Common Segmentation Zones
For most businesses, network segmentation doesn't need to be complex. A practical segmentation strategy typically includes:
- Business workstations - the network your employees' managed computers connect to. Has access to necessary business applications and file shares.
- Servers and infrastructure - your domain controllers, file servers, application servers, and backup systems. Only accessible from the workstation segment on specific ports.
- Guest and BYOD - for personal devices, visitor laptops, and anything not managed by your IT team. Internet access only, no access to business systems.
- IoT and OT devices - security cameras, printers, HVAC controllers, badge readers, smart TVs. These devices often have poor security and shouldn't be on the same network as your business systems.
- Payment processing - if you process credit cards, PCI-DSS requires that payment systems are on an isolated network segment. This isn't optional.
How It's Implemented
Network segmentation is implemented through VLANs (Virtual Local Area Networks) configured on your network switches and managed through your firewall. Modern cloud-managed networking platforms like Cisco Meraki make this straightforward - you define network segments in the dashboard, assign switch ports and Wi-Fi SSIDs to segments, and create firewall rules that control traffic between them.

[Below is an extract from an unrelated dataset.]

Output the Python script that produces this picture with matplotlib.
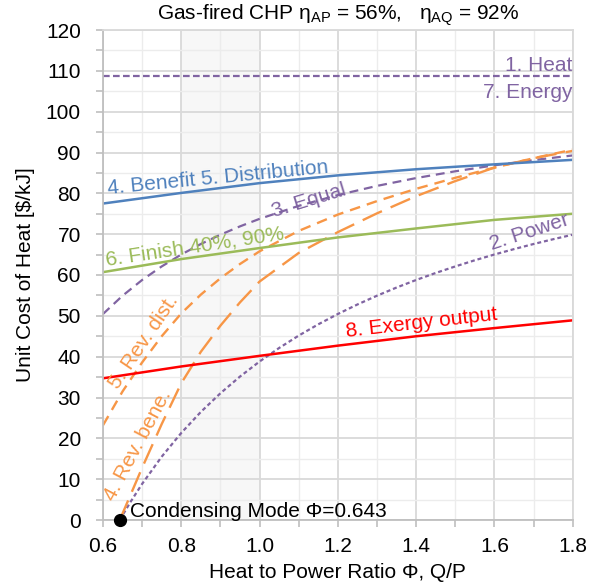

The key is that segmentation is enforced at the network level, not the device level. It doesn't matter what a device does or how it's configured - if it's on the guest VLAN, it cannot reach the server VLAN. The network infrastructure enforces the boundary.
For businesses with multiple locations, each site should have consistent segmentation. A flat network at your satellite office that VPNs into your segmented headquarters defeats the purpose - the flat remote network becomes the attack path around your headquarters' segmentation.
The Compliance Connection
Network segmentation isn't just a best practice - it's a requirement under most compliance frameworks:
- PCI-DSS - explicitly requires network segmentation to isolate cardholder data environments
- HIPAA - requires access controls that effectively mandate segmentation for systems handling ePHI
- CMMC - requires network segmentation as part of its Controlled Unclassified Information (CUI) protection requirements
- Cyber insurance - increasingly asks about network segmentation on applications and may deny claims if a flat network contributed to the scope of a breach
Getting Started
If your network is currently flat, the good news is that segmentation can be implemented incrementally. You don't have to redesign everything at once. A practical approach starts with the highest-risk segments first - typically isolating IoT devices and creating a separate guest network - then progressively segmenting business systems.
The networking equipment you already have may support VLANs. If it doesn't, upgrading to managed switches and a proper firewall is a worthwhile investment that enables segmentation along with better visibility, monitoring, and control over your entire network.
A flat network is a single security failure away from a total compromise. Segmentation ensures that a breach in one area stays in one area - and that's often the difference between a minor incident and a catastrophic one.